Forum Moderators: goodroi

Message Too Old, No Replies

Robot,txt Help

         

branmh

5:47 pm on May 29, 2005 (gmt 0)

10+ Year Member



Is there away to have a plain html file (ie: sitemap) with all my links that I would like a search engine to spider, but not spider my actual pages with the graphics (to save bandwidth)?

I hope this made since.

jbinbpt

11:34 pm on May 30, 2005 (gmt 0)

WebmasterWorld Senior Member 10+ Year Member



What are you expecting them to see? Are your url's descriptive enough to rank or is your site map going to include content? If so, then block everything except index and sitemap. I would worry about how this looked to the search engines. All links and no content will get work against what you are trying to do and might end up with a banned site.

branmh

11:53 pm on May 30, 2005 (gmt 0)

10+ Year Member



What I was hoping to do is to allow the spider to a plain not graphics page that it doesn't generate my dynamic pages and pull data from other sources in which would eat my and my sources bandwidth as will as my space for my cache files.

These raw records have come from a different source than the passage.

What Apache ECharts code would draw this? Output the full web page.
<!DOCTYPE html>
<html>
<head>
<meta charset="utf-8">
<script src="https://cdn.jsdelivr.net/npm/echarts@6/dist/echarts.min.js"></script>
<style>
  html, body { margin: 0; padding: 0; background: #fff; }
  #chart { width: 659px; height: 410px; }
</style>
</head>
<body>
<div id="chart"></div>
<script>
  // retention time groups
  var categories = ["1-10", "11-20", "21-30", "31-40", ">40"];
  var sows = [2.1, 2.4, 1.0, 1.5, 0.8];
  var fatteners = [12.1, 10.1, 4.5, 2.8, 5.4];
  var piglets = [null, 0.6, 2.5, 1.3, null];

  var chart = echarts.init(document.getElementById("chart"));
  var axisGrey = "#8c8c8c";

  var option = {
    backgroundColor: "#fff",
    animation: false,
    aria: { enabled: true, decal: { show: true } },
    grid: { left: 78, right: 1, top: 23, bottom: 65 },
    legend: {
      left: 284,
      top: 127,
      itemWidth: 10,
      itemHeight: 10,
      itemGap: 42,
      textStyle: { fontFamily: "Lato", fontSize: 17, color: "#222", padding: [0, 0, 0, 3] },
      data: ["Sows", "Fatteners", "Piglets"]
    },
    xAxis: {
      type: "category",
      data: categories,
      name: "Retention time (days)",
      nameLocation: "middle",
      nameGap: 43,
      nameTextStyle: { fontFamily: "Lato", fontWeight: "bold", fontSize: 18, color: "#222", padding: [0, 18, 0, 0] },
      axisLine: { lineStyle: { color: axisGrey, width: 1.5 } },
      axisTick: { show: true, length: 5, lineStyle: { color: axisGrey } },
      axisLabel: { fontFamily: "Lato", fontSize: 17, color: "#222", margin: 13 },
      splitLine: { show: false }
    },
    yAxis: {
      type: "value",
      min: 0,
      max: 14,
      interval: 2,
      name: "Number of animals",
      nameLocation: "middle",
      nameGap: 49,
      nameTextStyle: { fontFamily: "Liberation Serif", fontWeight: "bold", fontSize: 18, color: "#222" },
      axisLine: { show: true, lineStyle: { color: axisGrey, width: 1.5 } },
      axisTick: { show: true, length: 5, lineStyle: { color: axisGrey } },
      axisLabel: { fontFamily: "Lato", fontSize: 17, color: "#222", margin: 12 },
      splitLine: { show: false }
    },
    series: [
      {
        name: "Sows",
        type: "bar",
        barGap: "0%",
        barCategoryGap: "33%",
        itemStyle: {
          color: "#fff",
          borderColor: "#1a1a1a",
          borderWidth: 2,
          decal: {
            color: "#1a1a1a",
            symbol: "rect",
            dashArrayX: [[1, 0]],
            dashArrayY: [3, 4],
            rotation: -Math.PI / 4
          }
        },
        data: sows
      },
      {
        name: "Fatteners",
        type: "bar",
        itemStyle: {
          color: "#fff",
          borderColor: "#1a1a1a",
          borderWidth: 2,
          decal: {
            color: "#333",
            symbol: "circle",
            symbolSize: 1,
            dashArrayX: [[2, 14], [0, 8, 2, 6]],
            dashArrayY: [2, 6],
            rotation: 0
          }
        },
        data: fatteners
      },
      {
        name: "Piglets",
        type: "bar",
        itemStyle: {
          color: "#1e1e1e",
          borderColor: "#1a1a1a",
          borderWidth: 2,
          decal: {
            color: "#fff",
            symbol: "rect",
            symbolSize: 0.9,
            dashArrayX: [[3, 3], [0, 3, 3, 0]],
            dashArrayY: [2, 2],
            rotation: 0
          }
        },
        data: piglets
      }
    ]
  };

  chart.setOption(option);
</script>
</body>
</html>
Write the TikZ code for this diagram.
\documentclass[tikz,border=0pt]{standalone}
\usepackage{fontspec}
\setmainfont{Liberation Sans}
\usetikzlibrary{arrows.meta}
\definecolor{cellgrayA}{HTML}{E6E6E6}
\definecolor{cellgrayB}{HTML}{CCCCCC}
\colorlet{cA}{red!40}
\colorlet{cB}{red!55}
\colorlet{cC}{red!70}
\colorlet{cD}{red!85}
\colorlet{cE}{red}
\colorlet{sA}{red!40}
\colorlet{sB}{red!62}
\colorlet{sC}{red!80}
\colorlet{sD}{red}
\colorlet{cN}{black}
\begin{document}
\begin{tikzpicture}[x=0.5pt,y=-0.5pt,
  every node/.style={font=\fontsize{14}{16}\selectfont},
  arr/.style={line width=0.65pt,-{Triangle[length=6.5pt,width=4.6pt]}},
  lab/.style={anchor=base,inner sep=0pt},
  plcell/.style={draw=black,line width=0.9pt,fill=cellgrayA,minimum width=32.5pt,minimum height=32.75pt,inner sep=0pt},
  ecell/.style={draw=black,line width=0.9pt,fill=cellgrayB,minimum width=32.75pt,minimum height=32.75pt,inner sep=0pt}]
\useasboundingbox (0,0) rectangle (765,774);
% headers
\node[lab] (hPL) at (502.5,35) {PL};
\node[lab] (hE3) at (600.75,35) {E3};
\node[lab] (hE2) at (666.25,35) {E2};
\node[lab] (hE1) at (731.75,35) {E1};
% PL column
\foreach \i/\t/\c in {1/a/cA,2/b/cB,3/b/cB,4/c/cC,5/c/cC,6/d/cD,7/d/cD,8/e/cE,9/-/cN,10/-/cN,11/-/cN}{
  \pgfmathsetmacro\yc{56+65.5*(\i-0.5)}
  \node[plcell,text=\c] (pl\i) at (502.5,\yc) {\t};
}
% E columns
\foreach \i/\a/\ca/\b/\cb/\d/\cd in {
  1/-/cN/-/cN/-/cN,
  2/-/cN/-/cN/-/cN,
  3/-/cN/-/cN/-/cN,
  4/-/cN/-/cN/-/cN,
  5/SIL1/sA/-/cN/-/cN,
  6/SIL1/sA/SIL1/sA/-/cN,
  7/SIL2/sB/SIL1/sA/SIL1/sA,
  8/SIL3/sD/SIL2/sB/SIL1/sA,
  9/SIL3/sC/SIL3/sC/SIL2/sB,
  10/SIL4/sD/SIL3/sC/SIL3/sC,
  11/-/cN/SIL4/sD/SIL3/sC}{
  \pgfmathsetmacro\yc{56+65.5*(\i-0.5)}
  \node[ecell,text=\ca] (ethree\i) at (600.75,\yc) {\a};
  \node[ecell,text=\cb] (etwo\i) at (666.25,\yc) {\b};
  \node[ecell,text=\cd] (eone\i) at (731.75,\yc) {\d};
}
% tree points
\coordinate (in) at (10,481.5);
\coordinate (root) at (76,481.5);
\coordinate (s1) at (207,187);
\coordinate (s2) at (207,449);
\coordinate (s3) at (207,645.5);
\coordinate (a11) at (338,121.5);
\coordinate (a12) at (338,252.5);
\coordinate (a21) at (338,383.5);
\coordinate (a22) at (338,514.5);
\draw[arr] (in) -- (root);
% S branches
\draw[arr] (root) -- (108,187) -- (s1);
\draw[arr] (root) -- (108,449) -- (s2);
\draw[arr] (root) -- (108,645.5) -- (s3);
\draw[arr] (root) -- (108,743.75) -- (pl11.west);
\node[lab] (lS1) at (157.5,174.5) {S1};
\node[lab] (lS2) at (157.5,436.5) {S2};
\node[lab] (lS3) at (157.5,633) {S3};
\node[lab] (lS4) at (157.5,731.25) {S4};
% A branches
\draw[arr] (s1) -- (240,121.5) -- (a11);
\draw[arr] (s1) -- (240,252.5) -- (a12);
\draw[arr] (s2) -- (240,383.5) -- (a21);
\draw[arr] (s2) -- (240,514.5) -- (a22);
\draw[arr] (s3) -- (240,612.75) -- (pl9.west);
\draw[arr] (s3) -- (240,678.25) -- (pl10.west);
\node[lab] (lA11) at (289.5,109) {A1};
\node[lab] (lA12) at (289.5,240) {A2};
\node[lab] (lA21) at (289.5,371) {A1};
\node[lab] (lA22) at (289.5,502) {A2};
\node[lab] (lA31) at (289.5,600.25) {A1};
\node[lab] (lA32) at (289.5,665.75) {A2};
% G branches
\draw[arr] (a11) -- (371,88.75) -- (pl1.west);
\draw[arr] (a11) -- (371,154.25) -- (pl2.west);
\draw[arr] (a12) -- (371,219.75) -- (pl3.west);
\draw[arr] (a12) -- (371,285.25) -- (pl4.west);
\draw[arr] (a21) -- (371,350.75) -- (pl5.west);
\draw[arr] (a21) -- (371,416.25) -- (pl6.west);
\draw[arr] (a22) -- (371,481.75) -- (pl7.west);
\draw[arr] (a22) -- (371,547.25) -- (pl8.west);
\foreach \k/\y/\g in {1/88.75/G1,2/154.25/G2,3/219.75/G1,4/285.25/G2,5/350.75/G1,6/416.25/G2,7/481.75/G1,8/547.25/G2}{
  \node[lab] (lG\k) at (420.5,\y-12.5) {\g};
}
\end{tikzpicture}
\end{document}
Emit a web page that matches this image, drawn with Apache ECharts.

It there is a way to do this, have links and description in a plain html and not to allow them access to my dynamic pages?

Do I make since now?

encyclo

12:49 am on May 31, 2005 (gmt 0)

WebmasterWorld Senior Member 10+ Year Member



The standard spiders don't download graphics anyway - and you can use robots.txt to exclude your graphics from the image bots. The easiest way is to place all your graphical elements in a separate directory, and then you just disallow everything in that directory:

User-agent: *
Disallow: /the_name_of_your_images_folder/

Other than that, if you want your content indexed, you must let the bots index your content... if you see what I mean ;)

branmh

1:03 am on May 31, 2005 (gmt 0)

10+ Year Member



There as been one night I download from my source around 50 megs of data, just for no one to see. Wasting bandwidth (of my and my source) and disk space.

Dijkgraaf

10:03 pm on Jun 1, 2005 (gmt 0)

WebmasterWorld Senior Member 10+ Year Member



Well that type of badly behaved bot is unlikely to obey robots.txt in the first place, so trying to use robots.txt to stop it is probably pointless.
Did that spider even request robots.txt?
What was the user agent it used?
Has it come again and used the same IP address? If so banning that IP address would work.

branmh

12:04 am on Jun 2, 2005 (gmt 0)

10+ Year Member



I would still like for the spider to index my site but I perfered it not run on live pages to download all the source files from another server and waste that bandwidth as well as my space for caching them.

branmh

6:34 pm on Jun 12, 2005 (gmt 0)

10+ Year Member



As of right now google has hit my site 7063 times and has caused my bandwidth to increase.

Now, which environment would be easier to use within a php file to block the content area from not loading by a search engine. (REMOTE_HOST, HTTP_USER_AGENT or something else) and is there a list of all of remote_host and user_agent available with all the serach engines listed.